### What is required
Search the listing below for the string "single" and copy every line where it occurs.

### Raw data

------

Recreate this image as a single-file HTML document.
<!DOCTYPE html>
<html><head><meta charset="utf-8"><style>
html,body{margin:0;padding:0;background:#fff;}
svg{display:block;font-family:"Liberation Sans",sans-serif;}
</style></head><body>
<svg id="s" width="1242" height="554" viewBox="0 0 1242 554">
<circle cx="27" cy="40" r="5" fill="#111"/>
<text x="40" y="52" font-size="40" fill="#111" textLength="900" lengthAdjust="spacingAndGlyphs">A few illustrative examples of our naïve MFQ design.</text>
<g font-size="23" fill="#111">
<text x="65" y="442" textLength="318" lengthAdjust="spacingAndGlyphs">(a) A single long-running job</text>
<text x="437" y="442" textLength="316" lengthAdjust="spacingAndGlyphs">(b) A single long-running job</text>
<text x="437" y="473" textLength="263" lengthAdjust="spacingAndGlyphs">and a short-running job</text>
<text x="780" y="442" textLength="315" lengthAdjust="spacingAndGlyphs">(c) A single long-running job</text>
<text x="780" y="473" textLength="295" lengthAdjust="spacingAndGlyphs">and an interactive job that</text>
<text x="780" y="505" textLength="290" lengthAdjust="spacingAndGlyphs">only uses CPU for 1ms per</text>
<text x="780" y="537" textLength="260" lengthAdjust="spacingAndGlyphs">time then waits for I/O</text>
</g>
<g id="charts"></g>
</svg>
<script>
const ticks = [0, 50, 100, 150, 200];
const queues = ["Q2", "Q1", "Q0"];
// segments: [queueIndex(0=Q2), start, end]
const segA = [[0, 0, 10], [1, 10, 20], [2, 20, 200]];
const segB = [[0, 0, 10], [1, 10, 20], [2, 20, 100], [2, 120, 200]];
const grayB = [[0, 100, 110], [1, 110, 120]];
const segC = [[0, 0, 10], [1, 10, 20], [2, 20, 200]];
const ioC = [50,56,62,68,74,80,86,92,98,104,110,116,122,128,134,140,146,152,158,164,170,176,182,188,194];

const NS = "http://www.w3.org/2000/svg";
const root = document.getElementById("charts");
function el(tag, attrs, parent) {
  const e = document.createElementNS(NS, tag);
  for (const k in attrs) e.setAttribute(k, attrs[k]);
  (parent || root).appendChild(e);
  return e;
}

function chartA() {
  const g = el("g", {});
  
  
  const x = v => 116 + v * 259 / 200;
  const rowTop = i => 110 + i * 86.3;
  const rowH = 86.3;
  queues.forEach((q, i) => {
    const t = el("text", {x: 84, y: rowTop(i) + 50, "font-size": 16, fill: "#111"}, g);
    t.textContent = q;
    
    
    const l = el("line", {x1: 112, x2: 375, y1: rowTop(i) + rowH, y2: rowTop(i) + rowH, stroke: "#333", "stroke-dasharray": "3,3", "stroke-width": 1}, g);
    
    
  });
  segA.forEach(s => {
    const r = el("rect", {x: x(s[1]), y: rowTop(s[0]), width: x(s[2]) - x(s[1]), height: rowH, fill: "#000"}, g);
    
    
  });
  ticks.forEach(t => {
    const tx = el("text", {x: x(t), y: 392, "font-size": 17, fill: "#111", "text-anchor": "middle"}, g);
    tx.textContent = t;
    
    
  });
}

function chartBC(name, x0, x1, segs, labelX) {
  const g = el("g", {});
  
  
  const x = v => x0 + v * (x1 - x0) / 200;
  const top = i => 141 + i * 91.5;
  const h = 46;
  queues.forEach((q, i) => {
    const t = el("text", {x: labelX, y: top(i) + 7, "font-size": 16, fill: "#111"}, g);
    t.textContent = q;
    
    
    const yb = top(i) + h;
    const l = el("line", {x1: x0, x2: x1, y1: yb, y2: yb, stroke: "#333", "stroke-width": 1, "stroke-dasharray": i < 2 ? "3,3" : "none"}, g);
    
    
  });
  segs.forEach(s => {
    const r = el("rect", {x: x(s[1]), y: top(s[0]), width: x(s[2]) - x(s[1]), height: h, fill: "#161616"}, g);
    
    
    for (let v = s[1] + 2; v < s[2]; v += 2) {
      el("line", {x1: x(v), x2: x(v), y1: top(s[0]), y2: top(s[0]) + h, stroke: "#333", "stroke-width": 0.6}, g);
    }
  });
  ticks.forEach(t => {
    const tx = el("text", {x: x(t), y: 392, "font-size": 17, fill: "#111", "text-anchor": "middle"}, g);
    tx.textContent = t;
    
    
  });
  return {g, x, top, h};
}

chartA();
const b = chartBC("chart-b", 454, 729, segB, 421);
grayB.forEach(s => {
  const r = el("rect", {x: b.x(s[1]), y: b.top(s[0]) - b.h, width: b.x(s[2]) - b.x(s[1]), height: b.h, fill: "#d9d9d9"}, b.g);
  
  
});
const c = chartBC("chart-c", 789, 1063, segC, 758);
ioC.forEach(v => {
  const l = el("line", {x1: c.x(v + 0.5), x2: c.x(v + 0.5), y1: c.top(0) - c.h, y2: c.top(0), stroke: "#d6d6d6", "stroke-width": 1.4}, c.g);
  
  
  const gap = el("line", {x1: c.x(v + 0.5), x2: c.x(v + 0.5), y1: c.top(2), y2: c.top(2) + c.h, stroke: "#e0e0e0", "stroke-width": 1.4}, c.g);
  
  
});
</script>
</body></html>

------

### Correct output
Recreate this image as a single-file HTML document.
<text x="65" y="442" textLength="318" lengthAdjust="spacingAndGlyphs">(a) A single long-running job</text>
<text x="437" y="442" textLength="316" lengthAdjust="spacingAndGlyphs">(b) A single long-running job</text>
<text x="780" y="442" textLength="315" lengthAdjust="spacingAndGlyphs">(c) A single long-running job</text>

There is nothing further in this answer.